I return once again to Anthony Esolen’s book Ten Ways to Destroy the Imagination of Your Child. You can read my review of it here. Though I wasn’t thrilled by the book, it made me think. Not to surprisingly in a work on imagination (or the lack thereof) in children, Esolen gives us some insight into his take on education. Though he does not profess allegiance to one particular philosophy of education, he seems to me to fall in the classical education camp. Though my own approach tends to follow along the lines of a Charlotte Mason education, I was intrigued by some of what he had to say.
Esolen is a fan of memorywork, not for the sake of rote learning, but as a means to further innovation and inspiration. He says:
” . . . a developed memory is a wondrous and terrible storehouse of things seen and heard and done. It can do what no mere search engine on the internet can do. It can call up apparently unrelated things at once molding them into a whole impression, a new thought.” (p. 9)
It is the first part of this that makes me think Esolen might fall into the classical camp with its division of education into stages– first the grammar stage with its memorization and then later logic and rhetoric. This has never appealed to me. But I rather like the picture painted by the second and third sentences of how those seeds come together to form new ideas. Combining disparate threads into something new seems like a wonderful outcome of an education to me. To support his view, Esolen also references the ancient Greeks who said that the Muses, those bearers of inspiration in all the arts, were the daughters of Memory. What a lovely connection that is. Esolen goes on to clarify that it is not merely a matter of memorizing anything that is available. The subject of memorization must be valuable or worthy (note that the whole tone of the book is tongue-in-cheek; therefore Esolen speaks as if he is advocating the killing of the imagination and his advice here has that goal in mind):
“We can encourage laziness. by never insisting that young people actually master, for example, the rules of multiplication, or the location of cities and rivers and lakes on the globe. Then we can allow what is left of the memory to be filled with trash . . . Therefore, for children, books with silly, flat, banal language is best.” (p. 14)
Esolen moves on to discuss other areas of education, among them grammar. His advice here (and remember he speaks as if the goal is to stifle imagination) is to not teach grammar or, if one must, to only pretend to teach it. I really wish he had expanded upon what he means by this. It seems that much of what he would he would term “pretending to teach grammar.” But I am not sure I understand what it would look like to really teach grammar. From what I can gather, the pretending looks like learning a lot of disjointed, picky rules.

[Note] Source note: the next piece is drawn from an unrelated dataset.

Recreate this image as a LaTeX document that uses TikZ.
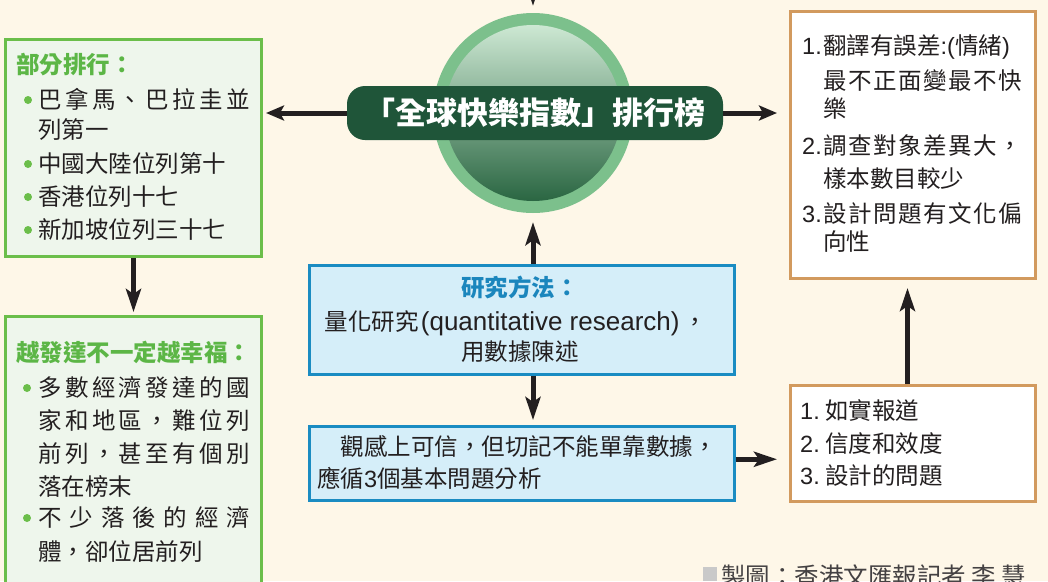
\documentclass[tikz,border=0pt]{standalone}
\usepackage{fontspec}
\setmainfont{Noto Sans CJK TC}
\newfontfamily\latinf{Liberation Sans}
\usetikzlibrary{arrows.meta}
\definecolor{bg}{HTML}{FEF7E8}
\definecolor{gborder}{HTML}{6BBE4A}
\definecolor{gfill}{HTML}{EEF6EC}
\definecolor{gtitle}{HTML}{5CB646}
\definecolor{bborder}{HTML}{1A8CC2}
\definecolor{bfill}{HTML}{D5EEF9}
\definecolor{btitle}{HTML}{1B86BD}
\definecolor{oborder}{HTML}{D29A5E}
\definecolor{txt}{HTML}{231F20}
\definecolor{ring}{HTML}{7CC08C}
\definecolor{inTop}{HTML}{CDE8D3}
\definecolor{inMid}{HTML}{8CC79C}
\definecolor{inBot}{HTML}{2A6642}
\definecolor{bannerc}{HTML}{1F5539}
\definecolor{credsq}{HTML}{C9C9C9}
\def\sprA#1#2{#1\ifx\relax#2\else\hfil\expandafter\sprA\expandafter#2\fi}
\newcommand\spr[2]{\hbox to #1{\sprA#2\relax}}
\tikzset{
  arr/.style={line width=5pt, draw=txt, -{Stealth[length=23pt,width=15pt,inset=5pt]}},
  barr/.style={line width=5pt, draw=txt, -{Stealth[length=18pt,width=15pt,inset=4pt]}},
  gbox/.style={rectangle, draw=gborder, fill=gfill, line width=3pt, inner sep=0pt, anchor=north west},
  bbox/.style={rectangle, draw=bborder, fill=bfill, line width=2.5pt, inner sep=0pt, anchor=north west},
  obox/.style={rectangle, draw=oborder, fill=white, line width=3pt, inner sep=0pt, anchor=north west},
  tx/.style={inner sep=0pt, anchor=base west, text=txt, font=\fontsize{23.5}{28}\selectfont},
  txc/.style={tx, anchor=base},
  gt/.style={tx, text=gtitle, font=\fontsize{23.5}{28}\selectfont\bfseries},
  bt/.style={txc, text=btitle, font=\fontsize{23.5}{28}\selectfont\bfseries},
  dot/.style={circle, fill=gborder, inner sep=0pt, minimum size=8pt},
}
\begin{document}
\begin{tikzpicture}[x=1pt,y=-1pt]
\useasboundingbox (0,0) rectangle (1048,581);
\clip (0,0) rectangle (1048,581);
\fill[bg] (0,0) rectangle (1048,581);

% boxes
\node[gbox, minimum width=256pt, minimum height=217pt] (tl) at (4,38) {};
\node[gbox, minimum width=256pt, minimum height=290pt] (bl) at (4,315) {};
\node[bbox, minimum width=425pt, minimum height=109pt] (res) at (308,264) {};
\node[bbox, minimum width=425pt, minimum height=74pt] (obs) at (308,425) {};
\node[obox, minimum width=245pt, minimum height=116pt] (rb) at (789,384) {};
\node[obox, minimum width=245pt, minimum height=267pt] (rt) at (789,10) {};

% central circle and banner
\node[circle, fill=ring, minimum size=200pt, inner sep=0pt] (circ) at (533,113) {};
\node[circle, minimum size=176pt, inner sep=0pt, top color=inTop, middle color=inMid, bottom color=inBot] (circin) at (circ.center) {};
\node[fill=bannerc, rounded corners=18pt, minimum width=376pt, minimum height=54pt, inner sep=0pt, text=white, font=\fontsize{31}{34}\selectfont\bfseries] (ban) at (535,113) {「全球快樂指數」排行榜};

% arrows
\coordinate (topin) at (533,-40);
\draw[arr] (topin) -- ([yshift=7pt]circ.north);
\draw[barr] (ban.west) -- ([xshift=3pt]tl.east |- ban.west);
\draw[barr] (ban.east) -- ([xshift=-12pt]rt.west |- ban.east);
\draw[arr] (res.north -| circ.center) -- ([yshift=-9pt]circ.south);
\draw[arr] (res.south -| circ.center) -- ([yshift=5pt]obs.north -| circ.center);
\draw[arr] ([yshift=4pt]obs.east) -- ([xshift=-12pt,yshift=4pt]rb.west |- obs.east);
\draw[arr] ([xshift=-5.5pt]rb.north) -- ([xshift=-5.5pt,yshift=-8pt]rt.south);
\draw[arr] (tl.south) -- ([yshift=3pt]bl.north);

% top-left box text
\node[gt] (tlT) at (16,73.8) {部分排行：};
\node[dot] (d1) at (28,100) {};
\node[tx] (tl1) at (38,108.8) {\spr{212pt}{巴拿馬、巴拉圭並}};
\node[tx] (tl2) at (38,138.8) {列第一};
\node[dot] (d2) at (28,164) {};
\node[tx] (tl3) at (38,172.8) {中國大陸位列第十};
\node[dot] (d3) at (28,197) {};
\node[tx] (tl4) at (38,205.8) {香港位列十七};
\node[dot] (d4) at (28,230) {};
\node[tx] (tl5) at (38,238.8) {新加坡位列三十七};

% bottom-left box text
\node[gt] (blT) at (16,361.8) {越發達不一定越幸福：};
\node[dot] (d5) at (27,388) {};
\node[tx] (bl1) at (38,396.8) {\spr{212pt}{多數經濟發達的國}};
\node[tx] (bl2) at (38,429.8) {\spr{212pt}{家和地區，難位列}};
\node[tx] (bl3) at (38,462.8) {\spr{212pt}{前列，甚至有個別}};
\node[tx] (bl4) at (38,495.8) {落在榜末};
\node[dot] (d6) at (27,518) {};
\node[tx] (bl5) at (38,526.8) {\spr{212pt}{不少落後的經濟}};
\node[tx] (bl6) at (38,560.8) {體，卻位居前列};

% research box text
\node[bt] (resT) at (520,296.8) {研究方法：};
\node[txc] (res1) at (516,330.8) {量化研究\kern2pt{\latinf\fontsize{26}{28}\selectfont(quantitative research)}\kern4pt，};
\node[txc] (res2) at (520,360.8) {用數據陳述};

% observation box text
\node[tx] (obs1) at (317,455.8) {　觀感上可信，但切記不能單靠數據，};
\node[tx] (obs2) at (317,487.8) {應循{\latinf 3}個基本問題分析};

% right-bottom box text
\node[tx] (rb1) at (800,419.8) {{\latinf 1.}\ 如實報道};
\node[tx] (rb2) at (800,452.8) {{\latinf 2.}\ 信度和效度};
\node[tx] (rb3) at (800,484.8) {{\latinf 3.}\ 設計的問題};

% right-top box text
\node[tx] (rtn1) at (802,54.8) {\latinf 1.};
\node[tx] (rt1) at (823,54.8) {翻譯有誤差{\latinf :(}情緒{\latinf )}};
\node[tx] (rt2) at (823,89.8) {\spr{199pt}{最不正面變最不快}};
\node[tx] (rt3) at (823,117.8) {樂};
\node[tx] (rtn2) at (802,154.8) {\latinf 2.};
\node[tx] (rt4) at (823,154.8) {\spr{199pt}{調查對象差異大，}};
\node[tx] (rt5) at (823,187.8) {樣本數目較少};
\node[tx] (rtn3) at (802,222.8) {\latinf 3.};
\node[tx] (rt6) at (823,222.8) {\spr{199pt}{設計問題有文化偏}};
\node[tx] (rt7) at (823,250.8) {向性};

% credit
\node[fill=credsq, inner sep=0pt, minimum size=14pt, anchor=north west] (cred) at (703,567) {};
\node[tx, text=txt!85, font=\fontsize{24.5}{28}\selectfont] (credT) at (721,585.5) {製圖：香港文匯報記者 李 慧};
\end{tikzpicture}
\end{document}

I have noticed in my own homeschooling that what we teach often does not seem to match the kind of writing we find in great books. For example, we tell children to use lots of good descriptive adjectives, but the sentences they come up with are not what I would call impressive writing. They are overburdened with details when they are not necessary. Similarly, we rail against run-on sentences but as far as I can see great books are full of them. This is the example Esolen uses as well. He quotes a long passage from Henry Fielding and then says, “But teachers will undoubtedly call that carefully structured sentence, building to its absurd climax, a run-on, because it happens to be long” (p. 19). But what can we do to teach children to write well other than expose them to great writing? Esolen implies there is a way, but he does not give me enough information to know what he means. Admittedly, his book is not meant to be a guide to teaching grammar. Still, I would like to think more about this. How can we teach grammar in a way that really produces good writing? Any ideas?